> STATED PROBLEM:
All lines in the data bearing the string "with" should be identified and copied.

> DATA LISTING:
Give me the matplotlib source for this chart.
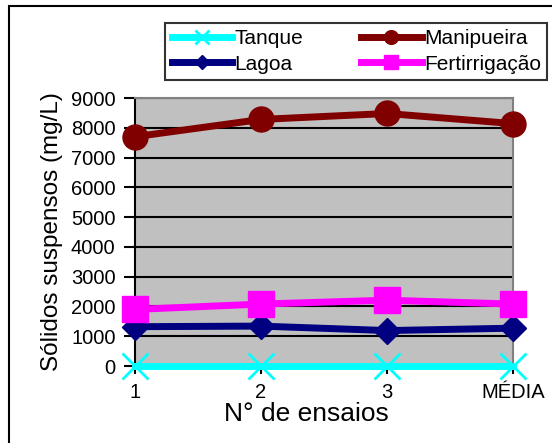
import matplotlib
matplotlib.use('Agg')
import matplotlib.pyplot as plt
from matplotlib.patches import Rectangle

# data
ensaios = ['1', '2', '3', 'MÉDIA']
tanque = [0, 0, 0, 0]
lagoa = [1320, 1340, 1190, 1270]
manipueira = [7700, 8280, 8480, 8140]
fertirrigacao = [1900, 2080, 2210, 2080]
y_ticks = [0, 1000, 2000, 3000, 4000, 5000, 6000, 7000, 8000, 9000]

plt.rcParams['font.family'] = ['Liberation Sans', 'DejaVu Sans']

W, H = 552, 443
fig = plt.figure(figsize=(W / 100, H / 100), dpi=100)
ax = fig.add_axes([135 / W, 1 - 366 / H, (513 - 135) / W, (366 - 98) / H])
ax.set_facecolor('#C0C0C0')

x = list(range(len(ensaios)))
ax.plot(x, tanque, color='#00FFFF', lw=5, marker='x', ms=19, mew=2,
        label='Tanque', clip_on=False, zorder=6)
ax.plot(x, lagoa, color='#000080', lw=5, marker='D', ms=13, label='Lagoa',
        clip_on=False, zorder=3)
ax.plot(x, manipueira, color='#800000', lw=5, marker='o', ms=18,
        label='Manipueira', clip_on=False, zorder=4)
ax.plot(x, fertirrigacao, color='#FF00FF', lw=5, marker='s', ms=19,
        label='Fertirrigação', clip_on=False, zorder=5)

ax.set_xlim(0, 3)
ax.set_ylim(0, 9000)
ax.set_xticks(x)
ax.set_xticklabels(ensaios)
ax.set_yticks(y_ticks)
ax.tick_params(axis='both', labelsize=14.5, direction='out', width=1.5,
               color='black')
ax.tick_params(axis='y', length=8, pad=6)
ax.tick_params(axis='x', length=6, pad=6)

ax.yaxis.grid(True, color='black', lw=1.5)
ax.set_axisbelow(True)
for side in ['left', 'bottom']:
    ax.spines[side].set_color('black')
    ax.spines[side].set_linewidth(1.5)
for side in ['top', 'right']:
    ax.spines[side].set_color('#808080')
    ax.spines[side].set_linewidth(1.5)

ax.set_ylabel('Sólidos suspensos (mg/L)', fontsize=17.5, labelpad=6)
ax.set_xlabel('N° de ensaios', fontsize=19, labelpad=0)
ax.xaxis.set_label_coords((306 - 135) / (513 - 135), -0.135)

leg = fig.legend(loc='upper right', bbox_to_anchor=(547 / W, 1 - 23 / H),
                 ncol=2, fontsize=15, frameon=True, fancybox=False,
                 borderaxespad=0, handlelength=2.9, handletextpad=0.1,
                 columnspacing=2.8, borderpad=0.3, labelspacing=0.3,
                 markerscale=0.55)
leg.get_frame().set_edgecolor('black')
leg.get_frame().set_linewidth(1.5)

# outer chart frame
fig.patches.append(Rectangle((9 / W, -0.1), 1.0, 1 - 6 / H + 0.1,
                             transform=fig.transFigure, fill=False,
                             edgecolor='black', lw=1.5))

fig.savefig('out.png', dpi=100)
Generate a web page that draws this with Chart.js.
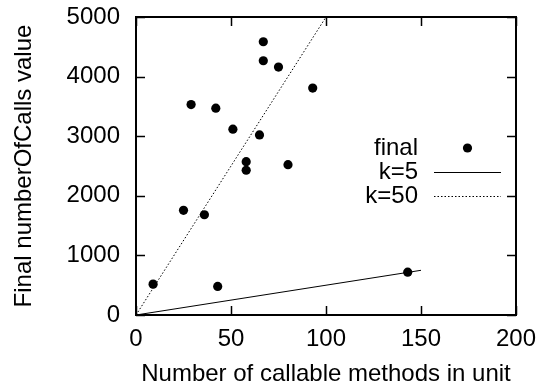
<!DOCTYPE html>
<html>
<head>
<meta charset="utf-8">
<script src="https://cdn.jsdelivr.net/npm/chart.js@4.4.0/dist/chart.umd.min.js"></script>
<style>
  html, body { margin: 0; padding: 0; background: #fff; }
</style>
</head>
<body>
<canvas id="chart" width="548" height="390"></canvas>
<script>
// data
const finalX = [9, 25, 29, 36, 42, 43, 51, 58, 58, 65, 67, 67, 75, 80, 93, 143];
const finalY = [518, 1756, 3531, 1682, 3470, 479, 3118, 2573, 2429, 3022, 4585, 4266, 4160, 2523, 3807, 719];
const k5X = [0, 150];
const k5Y = [0, 750];
const k50X = [0, 100];
const k50Y = [0, 5000];
const xTicks = [0, 50, 100, 150, 200];
const yTicks = [0, 1000, 2000, 3000, 4000, 5000];

const FONT = 'Liberation Sans, Arial, Helvetica, sans-serif';
const FS = 24;

function pts(xs, ys) {
  return xs.map((x, i) => ({ x: x, y: ys[i] }));
}

// gnuplot-like border with inward ticks on all four sides
const framePlugin = {
  id: 'frame',
  afterDatasetsDraw(chart) {
    const { ctx, chartArea: a, scales } = chart;
    ctx.save();
    ctx.strokeStyle = '#000';
    ctx.lineWidth = 1.5;
    const tl = 9;
    ctx.beginPath();
    xTicks.forEach(v => {
      const px = Math.round(scales.x.getPixelForValue(v)) + 0.5;
      ctx.moveTo(px, a.bottom); ctx.lineTo(px, a.bottom - tl);
      ctx.moveTo(px, a.top); ctx.lineTo(px, a.top + tl);
    });
    yTicks.forEach(v => {
      const py = Math.round(scales.y.getPixelForValue(v)) + 0.5;
      ctx.moveTo(a.left, py); ctx.lineTo(a.left + tl, py);
      ctx.moveTo(a.right, py); ctx.lineTo(a.right - tl, py);
    });
    ctx.stroke();
    ctx.lineWidth = 2;
    ctx.strokeRect(a.left, a.top, a.right - a.left, a.bottom - a.top);
    ctx.restore();
  }
};

// key drawn inside the plot, text first then sample (gnuplot style)
const keyPlugin = {
  id: 'key',
  afterDraw(chart) {
    const { ctx, chartArea: a } = chart;
    const textRight = a.right - 98;
    const sx0 = a.right - 82, sx1 = a.right - 15;
    ctx.save();
    ctx.font = FS + 'px ' + FONT;
    ctx.textAlign = 'right';
    ctx.textBaseline = 'middle';
    chart.data.datasets.forEach((ds, i) => {
      const y = a.top + 131 + i * 24;
      ctx.fillStyle = '#000';
      ctx.fillText(ds.label, textRight, y);
      if (ds.showLine) {
        ctx.strokeStyle = ds.borderColor;
        ctx.lineWidth = ds.borderWidth;
        ctx.setLineDash(ds.borderDash || []);
        ctx.beginPath();
        ctx.moveTo(sx0, y + 0.5);
        ctx.lineTo(sx1, y + 0.5);
        ctx.stroke();
        ctx.setLineDash([]);
      } else {
        ctx.fillStyle = ds.backgroundColor;
        ctx.beginPath();
        ctx.arc((sx0 + sx1) / 2, y, ds.pointRadius, 0, Math.PI * 2);
        ctx.fill();
      }
    });
    ctx.restore();
  }
};

const ctx = document.getElementById('chart').getContext('2d');
new Chart(ctx, {
  type: 'scatter',
  data: {
    datasets: [
      {
        label: 'final',
        data: pts(finalX, finalY),
        backgroundColor: '#000',
        borderColor: '#000',
        pointRadius: 4.6,
        pointBorderWidth: 0
      },
      {
        label: 'k=5',
        data: pts(k5X, k5Y),
        showLine: true,
        borderColor: '#000',
        borderWidth: 1,
        pointRadius: 0
      },
      {
        label: 'k=50',
        data: pts(k50X, k50Y),
        showLine: true,
        borderColor: '#000',
        borderWidth: 1,
        borderDash: [1.5, 2],
        pointRadius: 0
      }
    ]
  },
  options: {
    responsive: false,
    animation: false,
    layout: { padding: { top: 17, right: 32, left: 0, bottom: 0 } },
    plugins: {
      legend: { display: false },
      tooltip: { enabled: false }
    },
    scales: {
      x: {
        type: 'linear',
        min: 0,
        max: 200,
        afterFit: s => { s.height = 75; s.paddingLeft = 0; s.paddingRight = 0; },
        afterBuildTicks: s => { s.ticks = xTicks.map(v => ({ value: v })); },
        grid: { display: false, drawTicks: false },
        border: { display: false },
        ticks: { color: '#000', padding: 10, font: { family: FONT, size: FS }, maxRotation: 0,
          callback: v => String(v) },
        title: {
          display: true,
          text: 'Number of callable methods in unit',
          color: '#000',
          font: { family: FONT, size: FS },
          padding: { top: 0, bottom: 1 }
        }
      },
      y: {
        type: 'linear',
        min: 0,
        max: 5000,
        afterFit: s => { s.width = 136; s.paddingTop = 0; s.paddingBottom = 0; },
        afterBuildTicks: s => { s.ticks = yTicks.map(v => ({ value: v })); },
        grid: { display: false, drawTicks: false },
        border: { display: false },
        ticks: { color: '#000', padding: 16, font: { family: FONT, size: FS },
          callback: v => String(v) },
        title: {
          display: true,
          text: 'Final numberOfCalls value',
          color: '#000',
          font: { family: FONT, size: FS },
          padding: { top: 10, bottom: 0 }
        }
      }
    }
  },
  plugins: [framePlugin, keyPlugin]
});
</script>
</body>
</html>
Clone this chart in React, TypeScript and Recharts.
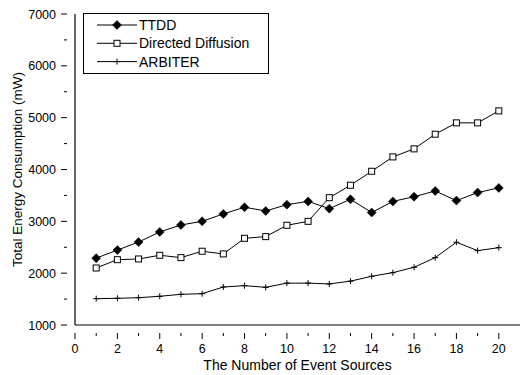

> SOLUTION TO THE EXERCISE:
Generate a web page that draws this with Chart.js.
// gnuplot-like border with inward ticks on all four sides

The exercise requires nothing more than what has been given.